Zweites Update 08.03.2010 11:50 Uhr

Ich werde tatsächlich jetzt von Herr Fischer ignoriert. Auf meine zweite Bitte um Antwort kam keine Reaktion mehr. Ich beuge mich dem Druck und habe ihm eben meine komplette Anschrift übermittelt und ihn nochmals aufgefordert, meine Fragen jetzt fundiert und vollständig zu beantworten.



Zwischenmeldung 11.03.2010 17:30 Uhr

Auch nach Angabe der Adresse gibt es keine Reaktion mehr von Herrn Fischer.



Zwischenmeldung 19.03.2010 18:30 Uhr

Nochmals habe ich Herrn Fischer höflich um zügige Beantwortung meiner Anfrage gebeten. Nach wie vor gab es bisher keinerlei Reaktionen (abgesehen von der Aufforderung, meine Anschrift preiszugeben, was ich ja getan habe).

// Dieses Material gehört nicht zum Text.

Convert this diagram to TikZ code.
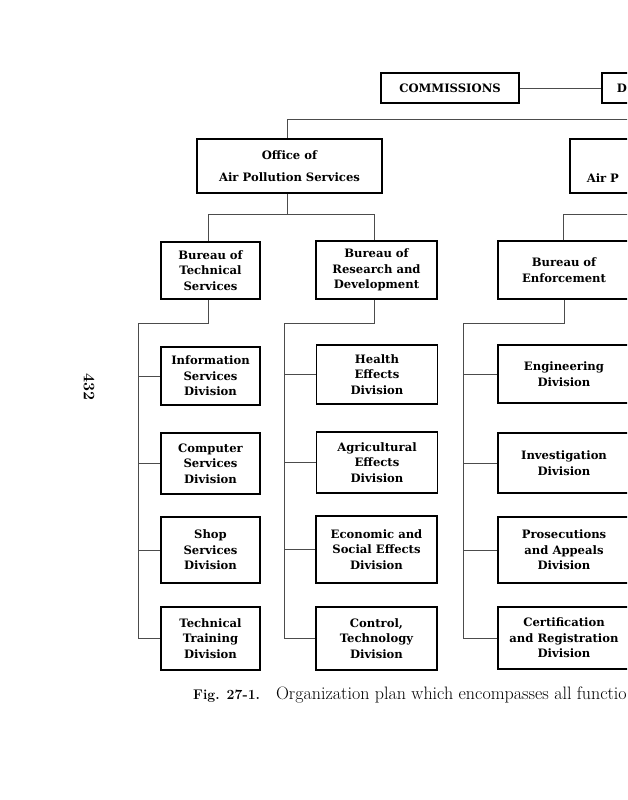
\documentclass[tikz,border=0pt]{standalone}
\usepackage{fontspec}
\newfontfamily\boxfont{DejaVu Serif}
\begin{document}
\begin{tikzpicture}[x=1pt,y=-1pt,
  box/.style={draw=black, line width=1.5pt, inner sep=0pt, align=center,
    font=\boxfont\bfseries\fontsize{11.6}{15.6}\selectfont},
  conn/.style={draw=black!70, line width=0.7pt},
]
\useasboundingbox[fill=white] (0,0) rectangle (627,800);
\clip (0,0) rectangle (627,800);

% top row
\node[box, minimum width=138pt, minimum height=30pt] (comm) at (450,88) {COMMISSIONS};
\node[box, anchor=west, minimum width=120pt, text width=120pt, minimum height=30pt, align=left] (dir) at (601,88) {\hspace*{15pt}D};

% offices
\node[box, minimum width=185pt, minimum height=54pt] (office) at (289.5,166) {Office of\\[7pt]Air Pollution Services};
\node[box, anchor=west, minimum width=200pt, text width=200pt, minimum height=54pt, align=left] (airp) at (569,166) {\strut\\[7pt]\hspace*{17pt}Air P};

% bureaus
\node[box, minimum width=99pt, minimum height=57pt] (btech) at (210.5,270.5) {Bureau of\\Technical\\Services};
\node[box, minimum width=121pt, minimum height=58pt] (brd) at (376.5,270) {Bureau of\\Research and\\Development};
\node[box, minimum width=132pt, minimum height=58pt] (benf) at (564,270) {Bureau of\\Enforcement};

% left column
\node[box, minimum width=99pt, minimum height=58pt] (info) at (210.5,376) {Information\\Services\\Division};
\node[box, minimum width=99pt, minimum height=61pt] (comp) at (210.5,463.5) {Computer\\Services\\Division};
\node[box, minimum width=99pt, minimum height=66pt] (shop) at (210.5,550) {Shop\\Services\\Division};
\node[box, minimum width=99pt, minimum height=63pt] (ttrain) at (210.5,638.5) {Technical\\Training\\Division};

% middle column
\node[box, minimum width=121pt, minimum height=59pt] (health) at (377,374.5) {Health\\Effects\\Division};
\node[box, minimum width=121pt, minimum height=61pt] (agri) at (377,462.5) {Agricultural\\Effects\\Division};
\node[box, minimum width=121pt, minimum height=67pt] (econ) at (376.5,549.5) {Economic and\\Social Effects\\Division};
\node[box, minimum width=121pt, minimum height=63pt] (control) at (376.5,638.5) {Control,\\Technology\\Division};

% right column
\node[box, minimum width=132pt, minimum height=58pt] (eng) at (564,374) {Engineering\\Division};
\node[box, minimum width=132pt, minimum height=60pt] (inv) at (564,463) {Investigation\\Division};
\node[box, minimum width=132pt, minimum height=66pt] (pros) at (564,550) {Prosecutions\\and Appeals\\Division};
\node[box, minimum width=132pt, minimum height=62pt] (cert) at (564,638) {Certification\\and Registration\\Division};

% connectors top
\draw[conn] (comm.east) -- (dir.west);
\coordinate (tb) at (287,119);
\coordinate (tbR) at (640,119);
\draw[conn] (tbR) -- (tb) -- (office.north -| tb);

\coordinate (ob) at (287,214);
\coordinate (obL) at (208,214);
\coordinate (obR) at (374,214);
\draw[conn] (office.south -| ob) -- (ob);
\draw[conn] (btech.north -| obL) -- (obL) -- (obR) -- (brd.north -| obR);

\coordinate (eb) at (563,214);
\coordinate (ebR) at (640,214);
\draw[conn] (benf.north -| eb) -- (eb) -- (ebR);

% left group
\coordinate (lb) at (208,323);
\coordinate (ls) at (138,323);
\draw[conn] (btech.south -| lb) -- (lb) -- (ls) -- (ls |- ttrain.west) -- (ttrain.west);
\foreach \n in {info,comp,shop} \draw[conn] (ls |- \n.west) -- (\n.west);

% middle group
\coordinate (mb) at (374,323);
\coordinate (ms) at (284,323);
\draw[conn] (brd.south -| mb) -- (mb) -- (ms) -- (ms |- control.west) -- (control.west);
\foreach \n in {health,agri,econ} \draw[conn] (ms |- \n.west) -- (\n.west);

% right group
\coordinate (rb) at (564,323);
\coordinate (rs) at (463,323);
\draw[conn] (benf.south -| rb) -- (rb) -- (rs) -- (rs |- cert.west) -- (cert.west);
\foreach \n in {eng,inv,pros} \draw[conn] (rs |- \n.west) -- (\n.west);

% page number
\node[rotate=-90, font=\bfseries\fontsize{16}{16}\selectfont] (pg) at (89,387) {432};

% caption
\node[anchor=base west, inner sep=0pt] (cap) at (193,699)
  {{\bfseries\fontsize{14}{14}\selectfont Fig. 27-1.}\hspace{16pt}{\fontsize{18}{18}\selectfont Organization plan which encompasses all functio}};
\end{tikzpicture}
\end{document}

Update 22.03.2010 ANTWORT VON HERRN FISCHER

Endlich, endlich kam eine Antwort. Naja... Es kamen Worte. Freundliche Worte. Aussagekraft? Homöopatisch bis zweifelhaft. Aber urteilt selbst. Da er der Veröffentlichung nicht widersprochen hat, hier alles im Originalzitat:

Schreiben aufklappen
Sehr geehrter Herr *******,

vielen Dank für Ihre Eingabe zum Spannungsfeld Freiheit versus Sicherheit, das unter anderem auch die zukünftige Diskussion der Enquete-Kommission "Internet und digitale Gesellschaft" zur weiteren Gestaltung der Leitplanken für das Internet prägen wird.

Gerne nehme ich Ihre Anregungen auf und werde sie bei meiner politischen Arbeit auch innerhalb der Enquete-Kommission berücksichtigen.

Sie können sicher sein, dass ich meine Entscheidungen weiterhin nach bestem Wissen und Gewissen treffen werde, meine Kollegen und ich weiterhin versuchen werden, möglichst vernünftig und zum Wohle des Volkes zu entscheiden, und verbleibe

mit freundlichen Grüßen

Axel E. Fischer




Ich lese daraus eigentlich nur: "Halt mal die Luft an, ich mach weiterhin so, wie's mir passt." Und das macht mir gehörig Angst.

Die Chance, gute Ideen zu erwähnen, wie etwa eine obligatorische Prüfung von Gesetzesvorschlägen durch Rechtswissenschaftler hinblicks der Verfassungskonformität, hat er vorbeistreichen lassen und ihr fröhlich hinterhergewunken.